Like I said, it’s not close. Take into account that Cook’s catch percentage is 81.4% compared to Henry’s 55.6%, and the gap is even wider. Henry’s numbers are massively skewed by his 53-yard catch against Houston, too. Then, it’s also worth noting that Minnesota has some very talented receivers in Adam Thielen and Justin Jefferson, so Cook’s numbers could probably be a lot higher on another team.

 

Blocking

Finally, we come to a category that gets thrown under the radar until a defensive end gets by an RB to sack the quarterback. Blocking still is part of the job description as an RB. While neither are elite blockers by any means, it looks as if Henry has a slight edge in this department. 

 

By PFF’s ratings, Henry has a pass blocking grade of 59.2 on 51 plays.
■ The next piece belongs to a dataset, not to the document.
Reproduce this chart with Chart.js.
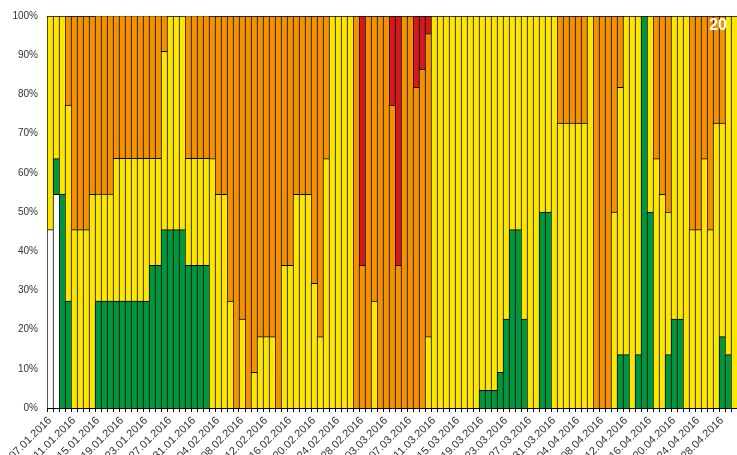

Cook has a 54.5 grade on 41 plays. For reference, this is the same difference as Green Bay’s David Bakhtiari and Detroit’s Taylor Decker. While Bakhtiari will definitely be picked as the better lineman, the difference is really not that big between the two as pass blockers. 

 

Conclusion

Taking in these stats as a whole, I think the answer has become pretty clear to me. The rushing abilities of these two players is at the top of the league when you take into account power, elusivity, and scoring. However, Cook has the edge in both elusivity and scoring when you look at his tackle-breaking skills and his higher touchdown count even with one less game played. Henry is better as a power back, but it’s probably closer than many think. 

 

For blocking, Henry has a slight edge, and even though it is not often thought of as an RB’s role, it is still part of the game. It has to count for something. 

 

However, the real difference here is in the passing game. Cook’s impact as a receiver does laps around that of Henry. Because of this, I think it is safe to say that I have settled the debate as to who is the best RB in the NFL. Dalvin Cook, come on down!